Para contar com a aquiescência midiática, Lula abriu os cofres e despejou milionárias verbas publicitárias oficiais aqui e acolá. Estava feita a alegria de muitos dos grandes veículos da imprensa, que passaram a tratar Lula como a versão genérica, moderna e tropical de Messias, o salvador.

Em agosto de 2005, longe da pasmaceira de encomenda da imprensa brasileira, denunciei pela primeira vez a entrada em cena de um novo esquema de corrupção para substituir o Mensalão do PT. Na ocasião sobraram ameaças dos delinquentes envolvidos, não faltaram acusações torpes de profissionais do jornalismo. Nada de novo, pois a classe jornalística é quase sempre autofágica, mas corporativista quando interessa.

De ameaças de morte, sequestro de familiar e ofertas de dinheiro sujo a grampos telefônicos, perseguições e processos judiciais, tudo integrou esse cardápio do absurdo. O que para muitos poderia parecer inusitado, para mim era tudo normal, algo inerente à profissão. Causou surpresa, contudo, a acusação feita por um jornalista supostamente renomado de que sofro de esquizofrenia. Disse o troca-letras à época que essa suposta patologia impunha-me a criação de um novo inimigo a cada dia para ter com quem digladiar.

Dando de ombros à leviana acusação, segui meu caminho como jornalista, certo de que a denúncia feita semanas antes era certeira e implacável. Muitos anos se passaram até que, em 2009, já munido de considerável cipoal de provas, apresentei às autoridades uma denúncia consistente acerca do esquema criminoso que ficou conhecido com Petrolão.

Horas depois da deflagração da Lava-Jato, surpreendido fui por um telefonema da autoridade que não apenas recepcionou a denúncia que fizera, mas acreditou em tudo o que expus. E desse agente público ouvi: “Muito obrigado por tudo que você fez”. Ao que respondi ser obrigação de qualquer profissional da imprensa fazer o que havia feito.

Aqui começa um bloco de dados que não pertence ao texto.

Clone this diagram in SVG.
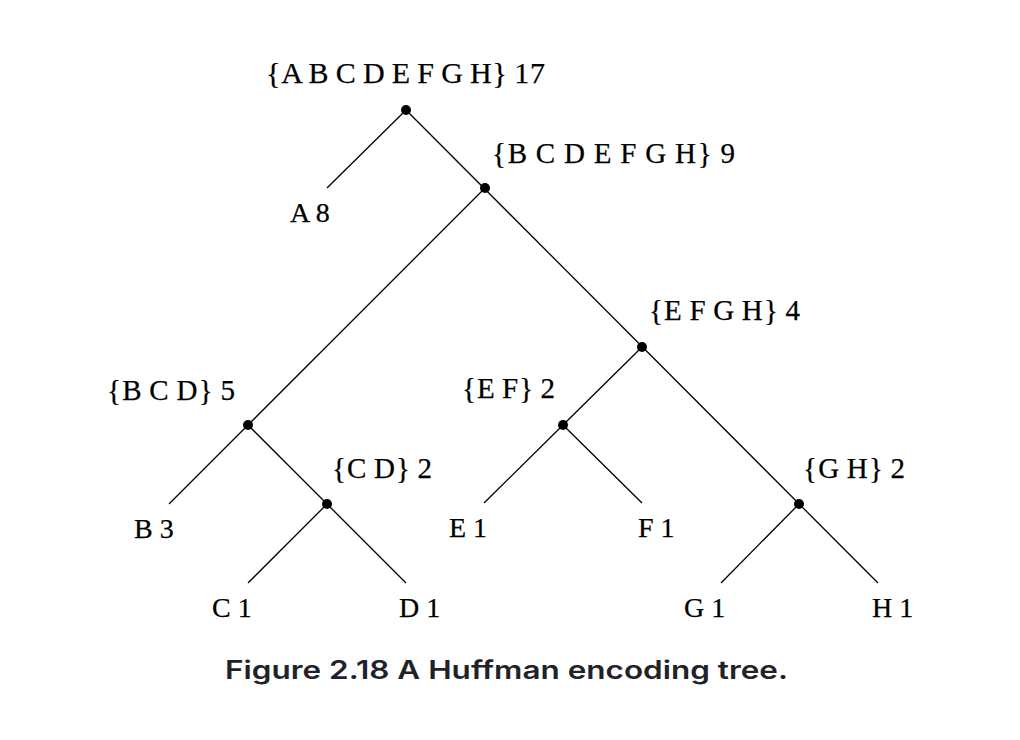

Em qualquer profissão há incompetentes, há invejosos. Não há como fugir desses personagens que tentam atrapalhar a vida alheia por não aceitar com humildade o acerto de outrem. Porém, no jornalismo a competição entre os profissionais chega a ser canhestra. Briga-se de forma ferrenha, muitas vezes sem escrúpulo algum, por um furo de reportagem, por uma notícia exclusiva, por uma manchete arrasadora. Dá-se importância ao fato do momento, deixando ao largo o conjunto que precede e sucede a obra. Isso é patriotismo às avessas, coisa de gente movida pelo histrionismo.

No escopo do pífio espetáculo que prefaciou a esperada prisão de Luiz Inácio da Silva não há heróis, não há vilões. Até porque, o Estado, como um todo, não pode existir dessa maneira. Não tenho vocação para heroísmos nem para casuísmos, assim como desconheço o caminho que leva ao histrionismo. Como cantou certa feita Gonzaguinha, “faria tudo outra vez se preciso fosse”.

Não foi a primeira denúncia que fiz, espero que seja a última. Não porque o Brasil solucionou todos os seus problemas com a derrocada de Lula, pelo contrário, mas porque, confesso, estou cansado. Quase treze anos (o número é mera coincidência) de luta e ameaças repetidas não é tarefa fácil. Dia após dia lutando contra um inimigo poderoso, sem a necessária paridade de armas. Valeu o esforço, valeu a luta!

Longe de jogar a toalha, estou a virar mais uma página do caderno da vida, com direito a finos traços e garatujas horripilantes. Afinal, ninguém é perfeito, graças a Deus. Sem contar que sou o melhor produto dos meus próprios erros.

Não é meu desejo sair de cena, mas hoje, novamente, tenho a sensação do dever cumprido. Fiz o que me cabia na defesa do País e dos brasileiros. Ofertas lamacentas que permitiriam o ócio nababescamente remunerado não faltaram, mas preferi a leveza da consciência e o compromisso que tenho com o Brasil. E disso não me arrependo.

(*) Ucho Haddad é jornalista político e investigativo, analista e comentarista político, escritor, poeta e fotógrafo por devoção.